Now we come to white, religiously conservative Christians in America. Our belief that the Scriptures are complete for telling us how we should live makes us lean to treating the Old Testament prophets and New Testament Apostles as political and ideological conservative reacted to the Founding Fathers. And because we tend to believe that our nation was founded on Biblical principles, the reverence we have toward the Biblical writers when it comes to understanding life and our relationship with God is then extended to our nation's Founding Fathers in terms of what we need for a healthy political system. Here we should note that there is a certain level of self-exaltation with the view that our nation was founded on God's principles. But regardless, it becomes a reason for why what the Founding Fathers wrote is regarded as a canon of sorts for measuring all that followed in our nation.

So here we should note that what unites white, religiously conservative Christianity with conservative politics and ideology is the shared conservative leaning toward looking SOLELY to the past in order to understand and respond to the present. What follows that tendency is to interpret any modern approach understanding and responding to the present as an indictment on revered conservative sources, on accepted traditions. To use any other approach other than the accepted traditional approach to understanding and responding to the present is to imply that accepted past sources and traditions were either inadequate or flawed. 


But what also accompanies a high reverence for the past and accepted traditions is authoritarianism. And part of authoritarianism includes hostile and aggressive responses to any challenges against recognized authorities and traditions. This is what white, religiously conservative Christianity and conservative politics and ideology have in common. Certainly, these conservatives do not form a monolith, they do vary. Some conservatives are willing to look at more than the past to understand and respond to the present. But the scope of their vision to look beyond the past is very limited. And that leaves the rest of the conservatives who look solely to the past to discover today's solutions.

So the common fault of all these conservatives is how much they look SOLELY to the past to understand how to live in today's world. It's not the mere looking to the past for help that is the issue, it is how much one looks exclusively to the past that get us in trouble. 


But the counterparts to these conservatives have problems with the past as well. For while conservatives might look solely to the past in order to understand how to live in today's world, those who totally refuse to earn from the past are showing signs of narcissism. For one who believes that they have everything to teach one's ancestors and has nothing to learn from them is guilty of the same character flaw practiced by one's conservative counterparts. So how much we use the past to understanding today and solving its problems becomes a balancing act. To look too much to the past that we ignore new perspectives means that we have exalted those from the past above ourselves. But to never look to the past because we believe that those who preceded us have nothing to teach us is the result of exalting ourselves above all who preceded us, it is a sign of narcissism.

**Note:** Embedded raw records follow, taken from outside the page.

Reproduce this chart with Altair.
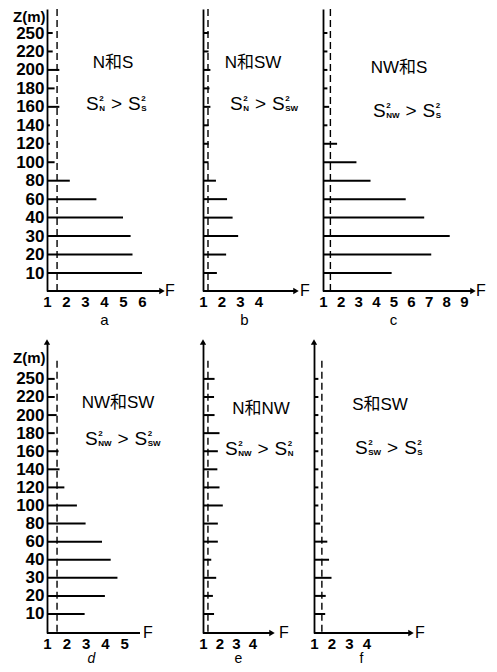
import altair as alt
import pandas as pd

# ---------------- data ----------------
heights = ["10", "20", "30", "40", "60", "80", "100", "120", "140", "160", "180", "200", "220", "250"]
F_a = [6.0, 5.5, 5.4, 5.0, 3.6, 2.2, 1.4, 1.15, 1.15, 1.65, 1.4, 1.65, 1.3, 1.3]
F_b = [1.75, 2.25, 2.9, 2.6, 2.3, 1.7, 1.3, 1.3, 1.3, 1.4, 1.35, 1.4, 1.3, 1.3]
F_c = [4.9, 7.15, 8.2, 6.75, 5.7, 3.7, 2.9, 1.8, 1.25, 1.35, 1.25, 1.25, 1.25, 1.25]
F_d = [2.95, 4.0, 4.65, 4.3, 3.85, 3.0, 2.55, 1.9, 1.65, 1.6, 1.4, 1.5, 1.4, 1.4]
F_e = [1.67, 1.6, 1.8, 1.5, 1.9, 1.9, 2.2, 2.0, 1.87, 1.9, 2.0, 1.7, 1.67, 1.7]
F_f = [1.64, 1.67, 2.0, 1.86, 1.76, 1.35, 1.25, 1.25, 1.25, 1.25, 1.25, 1.25, 1.25, 1.25]
crit_F = [1.53, 1.27, 1.42, 1.52, 1.30, 1.45]
x_ticks = [[1, 2, 3, 4, 5, 6], [1, 2, 3, 4], [1, 2, 3, 4, 5, 6, 7, 8, 9],
           [1, 2, 3, 4, 5], [1, 2, 3, 4], [1, 2, 3, 4]]
panel_letters = ["a", "b", "c", "d", "e", "f"]
pair_names = ["N和S", "N和SW", "NW和S", "NW和SW", "N和NW", "S和SW"]
formula_subs = [("N", "S"), ("N", "SW"), ("NW", "S"), ("NW", "SW"), ("NW", "N"), ("SW", "S")]
all_F = [F_a, F_b, F_c, F_d, F_e, F_f]

FONT = "Liberation Sans, Noto Sans CJK SC, sans-serif"

# ---------------- layout ----------------
rows = {
    "top": dict(H=282, y0=0.025, y1=15.30, dash_top=None, yarrow=False),
    "bottom": dict(H=291, y0=-0.051, y1=16.04, dash_top=15.0, yarrow=True),
}
geom = [
    dict(row="top", w=143, unit=19.0, arrow_px=115, ftext_px=118, head=True,
         letter=(57, 28), lfs=15, name=(66, 54), form=(39, 95), ylabels=True, italic=False),
    dict(row="top", w=104, unit=18.5, arrow_px=93, ftext_px=97, head=True,
         letter=(41, 28), lfs=15, name=(50, 54), form=(27, 95), ylabels=False, italic=False),
    dict(row="top", w=163, unit=17.6, arrow_px=150, ftext_px=153, head=True,
         letter=(70, 28), lfs=15, name=(76, 59), form=(50, 102), ylabels=False, italic=False),
    dict(row="bottom", w=143, unit=19.3, arrow_px=93, ftext_px=96, head=False,
         letter=(44, 25), lfs=14, name=(71, 61), form=(38, 97), ylabels=True, italic=True),
    dict(row="bottom", w=98, unit=16.5, arrow_px=69, ftext_px=76, head=True,
         letter=(35, 25), lfs=14, name=(58, 67), form=(22, 107), ylabels=False, italic=False),
    dict(row="bottom", w=115, unit=17.5, arrow_px=97, ftext_px=101, head=True,
         letter=(47, 25), lfs=14, name=(66, 63), form=(41, 106), ylabels=False, italic=False),
]

one = pd.DataFrame({"k": [0]})
label_js = "[" + ",".join("'" + h + "'" for h in [""] + heights) + "]"


def txt(t, x, y, fs, align="left", weight="normal"):
    return alt.Chart(one).mark_text(text=t, fontSize=fs, align=align, baseline="middle",
                                    fontWeight=weight, color="black").encode(
        x=alt.value(x), y=alt.value(y))


def formula(x0, y0, subA, subB, big=19, small=8):
    widths = {"N": 0.722, "S": 0.667, "W": 0.944}
    layers = []
    x = x0
    for k, sub in enumerate([subA, subB]):
        layers.append(txt("S", x, y0, big))
        x += 0.667 * big + 0.5
        layers.append(txt("2", x, y0 - 5, small, weight="bold"))
        layers.append(txt(sub, x, y0 + 5, small, weight="bold"))
        x += max(sum(widths[c] for c in sub) * small, 0.556 * small) + 6
        if k == 0:
            layers.append(txt(">", x, y0, big))
            x += 0.584 * big + 6
    return layers


def panel(i):
    g = geom[i]
    r = rows[g["row"]]
    F = all_F[i]
    df = pd.DataFrame({"idx": list(range(1, len(heights) + 1)), "F": F, "base": [1.0] * len(F)})
    xmax = 1 + g["w"] / g["unit"]
    arrowF = 1 + g["arrow_px"] / g["unit"]
    ftextF = 1 + g["ftext_px"] / g["unit"]
    xs = alt.Scale(domain=[1, xmax], nice=False, zero=False)
    ys = alt.Scale(domain=[r["y0"], r["y1"]], nice=False, zero=False)

    x_axis = alt.Axis(values=x_ticks[i], tickCount=40, format="d", domain=False, ticks=False,
                      grid=False, labelFontSize=15, labelPadding=3, labelFlush=False,
                      labelOverlap=False, labelColor="black", labelFontWeight="bold",
                      title=panel_letters[i], titleX=g["letter"][0], titleY=g["letter"][1],
                      titleAngle=0, titleAlign="center", titleBaseline="middle",
                      titleFontSize=g["lfs"], titleFontWeight="normal",
                      titleFontStyle="italic" if g["italic"] else "normal")
    if g["ylabels"]:
        tY, tB = (0, "top") if g["row"] == "top" else (15, "middle")
        y_axis = alt.Axis(values=list(range(1, 15)), tickCount=40,
                          labelExpr=label_js + "[datum.value]",
                          domain=True, domainColor="black", domainWidth=1.8, ticks=False,
                          grid=False, labelFontSize=17, labelPadding=3, labelOverlap=False,
                          labelFontWeight="bold", labelColor="black",
                          title="Z(m)", titleAngle=0, titleX=-2, titleY=tY,
                          titleAlign="right", titleBaseline=tB, titleFontSize=15,
                          titleFontWeight="bold")
    else:
        y_axis = alt.Axis(values=list(range(1, 15)), tickCount=40, labels=False, domain=True,
                          domainColor="black", domainWidth=1.8, ticks=False, grid=False,
                          title=None)

    bars = alt.Chart(df).mark_rule(color="black", strokeWidth=2).encode(
        x=alt.X("F:Q", scale=xs, axis=x_axis),
        x2="base:Q",
        y=alt.Y("idx:Q", scale=ys, axis=y_axis),
    )
    cdf = pd.DataFrame({"c": [crit_F[i]]})
    if r["dash_top"] is None:
        dash = alt.Chart(cdf).mark_rule(color="black", strokeWidth=1.4, strokeDash=[7, 4]).encode(
            x="c:Q")
    else:
        dash = alt.Chart(cdf).mark_rule(color="black", strokeWidth=1.4, strokeDash=[7, 4]).encode(
            x="c:Q", y=alt.datum(r["dash_top"]), y2=alt.datum(r["y0"]))
    xline = alt.Chart(one).mark_rule(color="black", strokeWidth=1.8).encode(
        x=alt.datum(1), x2=alt.datum(arrowF), y=alt.datum(r["y0"]))
    layers = [bars, dash, xline]
    if g["head"]:
        layers.append(alt.Chart(one).mark_point(shape="triangle-right", filled=True, size=40,
                                                color="black", opacity=1).encode(
            x=alt.datum(arrowF), y=alt.datum(r["y0"])))
    if r["yarrow"]:
        layers.append(alt.Chart(one).mark_point(shape="triangle-up", filled=True, size=40,
                                                color="black", opacity=1).encode(
            x=alt.datum(1), y=alt.datum(r["y1"])))
    layers.append(alt.Chart(one).mark_text(text="F", fontSize=16, align="left",
                                           baseline="middle", color="black").encode(
        x=alt.datum(ftextF), y=alt.datum(r["y0"])))
    layers.append(txt(pair_names[i], g["name"][0], g["name"][1], 17, align="center"))
    layers += formula(g["form"][0], g["form"][1], *formula_subs[i])
    return alt.layer(*layers).properties(width=g["w"], height=r["H"])


top = alt.hconcat(panel(0), panel(1), panel(2), spacing=8)
bottom = alt.hconcat(panel(3), panel(4), panel(5), spacing=8)
chart = alt.vconcat(top, bottom, spacing=12).properties(
    padding={"left": 4, "top": 0, "right": 0, "bottom": 0}
).configure_view(stroke=None).configure_axis(
    labelFont=FONT, titleFont=FONT, labelColor="black", titleColor="black",
    labelOverlap=False
).configure_text(font=FONT)

chart.save("out.html", embed_options={"renderer": "svg", "actions": False})
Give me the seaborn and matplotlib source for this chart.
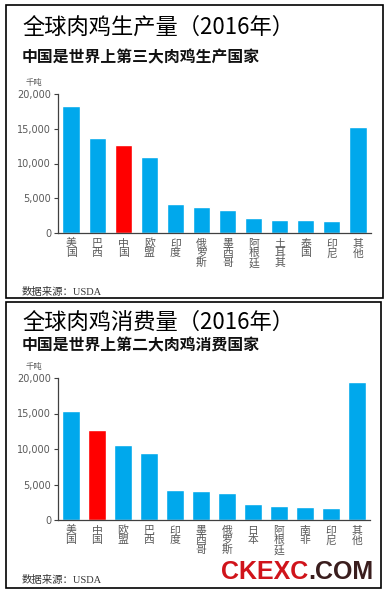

While we can use other insights, such as those that come from The Witness, to understand conservatives, we must also include how conservatives reverence the past regardless of whether we are dealing with a religious or secular conservatives. And though we might rightly find fault with the conservative approach to depending so heavily on the past, we must admit that all of us struggle with how to balance our dependence on traditions and the past with our acceptance or creation of something new to live better in today's world.